Washington Grain Commission CEO Glen Squires, board members Mike Miller, Dana Herron and Washington State University Extension Director Rich Koenig recently toured Japan, South Korea and the Philippines to meet with customers.

The tour was for a number of reasons. Squires also wanted the customers’ perspective on how the incident was handled.

Japan and South Korea both temporarily suspended wheat tenders until they received updated testing protocol for the GE wheat from Monsanto, which developed the GE wheat found in fields. “We recognize it was a challenging time for both them and us, and we wanted to know how they viewed what transpired,” Squires said.

An executive told the commission the industry got an “A+” for handling the situation, for keeping them informed and keeping it out of consumer hands, Herron said.

Herron said the commission’s repeated trips to the customer countries have established a relationship with the buyers. “It goes without saying we certainly do not want to test this trust with another GE event,” he said.

The Ministry of Agriculture, Forestry and Fisheries in Japan and company executives wanted to know what the Washington reps thought was the cause.

“Of course, we don’t know the cause,” Herron said.

In December, the USDA Animal and Plant Health Inspection Service closed its investigation. “APHIS could not determine how these volunteers came to exist in the fallow field after exhausting all leads and resources,” said Rick Coker, public affairs specialist for APHIS.

GE wheat was also detected in Oregon in 2013 and Montana in 2014.

The agency verified that all three GE glyphosate-resistant wheat detections came from APHIS-authorized field tests of GE wheat planted more than a decade ago, Coker said.

APHIS in 2016 established new requirements for GE wheat field trials, such as permit conditions imposing additional record keeping and reporting requirements and extended post-harvest monitoring periods. The new rules are a “significant” step in preventing similar incidents, Coker said.

“However, additional detections of GE wheat related to the early field trials are possible,” he said.

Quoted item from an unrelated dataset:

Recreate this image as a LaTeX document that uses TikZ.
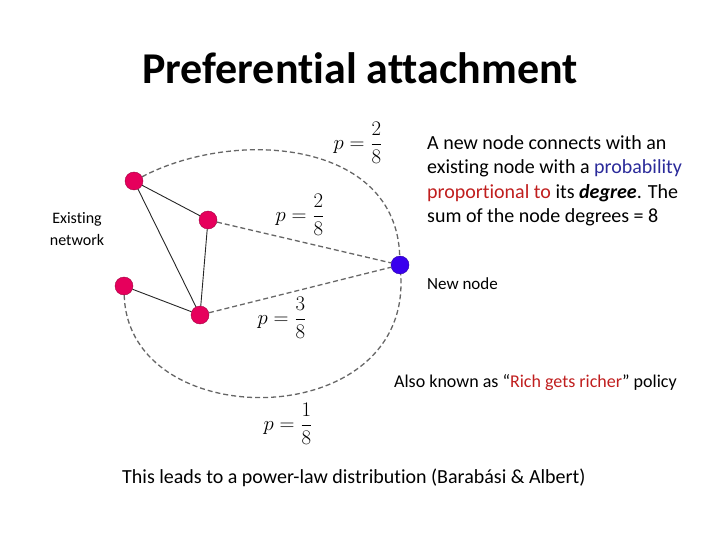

Herron said the lack of conclusions is still a concern. “‘No cause’ is not an answer,” he said. “Our customers don’t like that answer, I don’t like that answer, the Washington wheat industry as a whole doesn’t like that answer.”

A future event would have to involve a federal investigation on the highest level, he said.

“With all the transition and political upheaval in Washington, D.C., I kind of doubt it’s at the top of the agenda,” he said.

“We hope and anticipate it won’t happen again,” Squires said. “But, if it does, regardless of where it happens, the point is we need to have as close communication with our overseas customers as we can.”